Nextcloud site replication

Hi,

I’m looking into setting up a Nextcloud configuration replicated between two sites. HAProxy’s only purpose would be to redirect a user to the other site should there be any health issue on the local site. This being achieved by:

  • Application layer synchronisation via Syncthing

  • Database Layer synchronisation via Galera

  • Storage Layer synchronisation via Syncthing

However, if only the session state data is not replicated, which would require a user to login again after being redirected, would this setup avert the READ-COMMITTED isolation issue last addressed by @DasLeo in @JasonBayton 's thread “Help me test this 3 node cluster” - Help me test this 3 node cluster

As such, I’d appreciate any caveats and/or advice from the old timers such as @guidtz @dev0 @tsueri @joergschulz @Krischan @Heracles31@zeigerpuppy and @aventrax .

Hi,

Honestly, I would not try to achieve Active - Active redundancy without the professional and official support for it. First, if indeed your need is that critical, it is evidence that you need to have professional support. Second, the risk to corrupt something is much higher.

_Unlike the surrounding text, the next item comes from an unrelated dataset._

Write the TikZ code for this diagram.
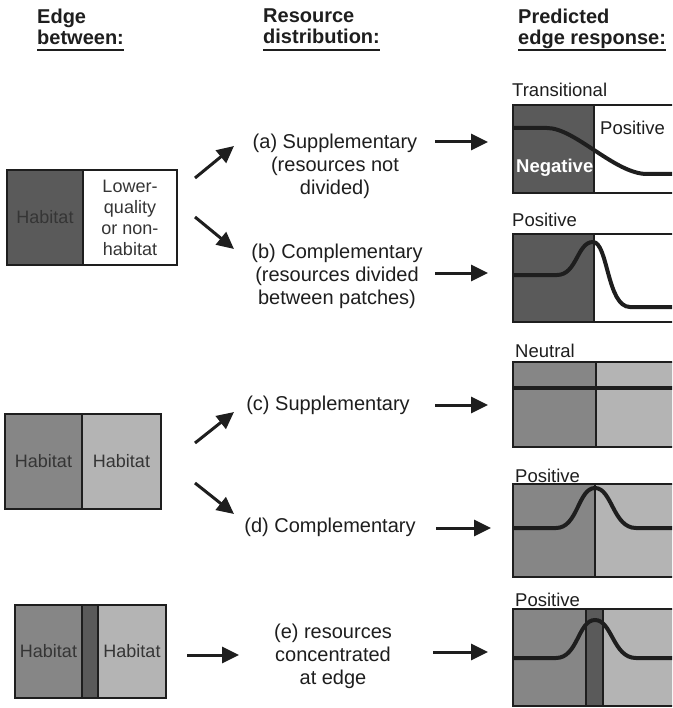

As for file replication, my storage is based on ZFS (TrueNAS) and ZFS is the mechanism I use to synchronise multiple backends.

For the database, I would do native database replication configure a first MySQL instance as Master and the second as a Slave.

As for the applications, that will highly depend of what apps you are using and how they work. For example, you can easily point two mail apps to the same IMAP account. For an OnlyOffice backend, you can have 2 active at once but a workload will not move from one to the other. As for another example, to have two instances of Talk would problematic because by definition, multiple users must interact through that server. If they are on two different servers, there will be issues…

Start by having a proper and complete DR solution : complete backup of data, configs, database, apps, … and be able to restore them from scratch.

Once that is working, go for a warm site : the same mechanism used for DR is deployed to a specific site with a higher frequency. In case of trouble, you can recover faster and with a higher precision.

Once that is achieve, you go for Active - Passive : two setups online but only one is active and the second one is updated in realtime. When needed, you do a manual failover.

Up to that I would try to work it myself. But an Active - Active is a completely different game and that I would not do without professional support.